What Alden is Reading
Cloud Cuckoo Land by Anthony Doerr (Sept 28th)
Anthony Doerr is the author of All the Light We Cannot See. This is his newest book. Need I say more?
I'm also reading Benjamín Labatut's When We Cease to Understand the World, an absoring and genre-bending book that brings new life to some of the most important academic pioneers in history. By putting his twist on real scientists and mathematicians and their groundbreaking discoveries, Labatut explores genius, madness, and the consequences of changing the world as we know it.
What Caroline is Reading
Beautiful World, Where Are You by Sally Rooney (Sept 7th)

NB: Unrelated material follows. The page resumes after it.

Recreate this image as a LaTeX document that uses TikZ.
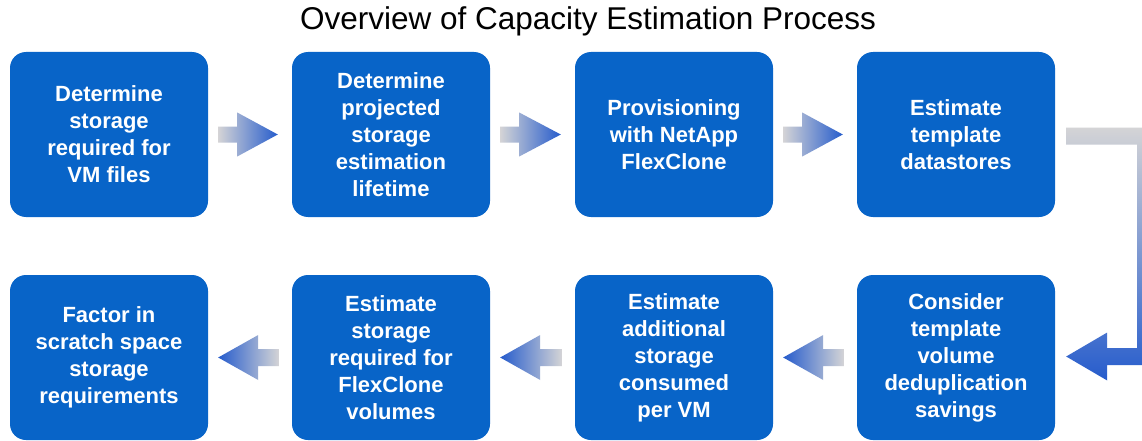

I am currently loving an advanced readers copy of Sally Rooney’s Beautiful World, Where Are You, set to come out this September. While so many novels feel like perfect lives to escape to, Rooney writes of real life, of friends discussing romance, religion, sex, and the state of the world, while they try and fail to figure out adulthood. Do the beautiful small moments add up to more than the hardships? Will they figure out what it all really means?
What Mark is Reading
Cuttings from the Tangle by Richard Buckner
Fans of Richard Buckner’s songs will not find the ageless, dust storm finished, slow-ground drifter riffs they’re used to in his first book Cuttings from the Tangle but instead get more these well-travelled, day-glowed and night-gowned gatherings that oft segue and seconds guess, oft shift and give the best kind of fits--not so much raging against what little light there is but engaging with it—thus arguing for more of what gave them their start.
What Stef is Reading
Believers: Making a Life at the End of the World by Lisa Wells
I just started this book and it is already proving to be a fantastic read-- a mix of climate change reporting, travelogue, and memoir. Wells visits various communities and individuals who have drastically changed their lives to help stop the warming of the planet. It's an incredibly timely and surprisingly hopeful book too!
What Erin is Reading
I'm about 2/3 of the way through Summer Fun, and it is a delightfully unpredictable epistolary novel. Gala, our writer, is writing letters to her hero B-, the genius but now reclusive songwriter for the Get Happies (think Beach Boys). The letters vary in content- in some she writes to the songwriter with an uncanny understanding about B-'s past. In others, Gala narrates her own present day experiences as a young trans woman running a hostel in New Mexico. When I picked it up I expected a light summer bop, and instead I found a rich story that shifts in compelling ways.
What Carolyn is Reading
On a remote, Irish island, a group of wedding guests and some of the wedding party itself, find themselves living an actual murder mystery. Eerie, fast-paced and intriguing.
The Paper Palace by Miranda Cowley Heller
Fifty years unfold in a single day, as a family’s matriarch struggles with tragedy, love, lies and secrets of a life’s
legacy, all culminating on a summer’s day on Cape Cod.
A vivid, intoxicating, humorous and intelligent novel.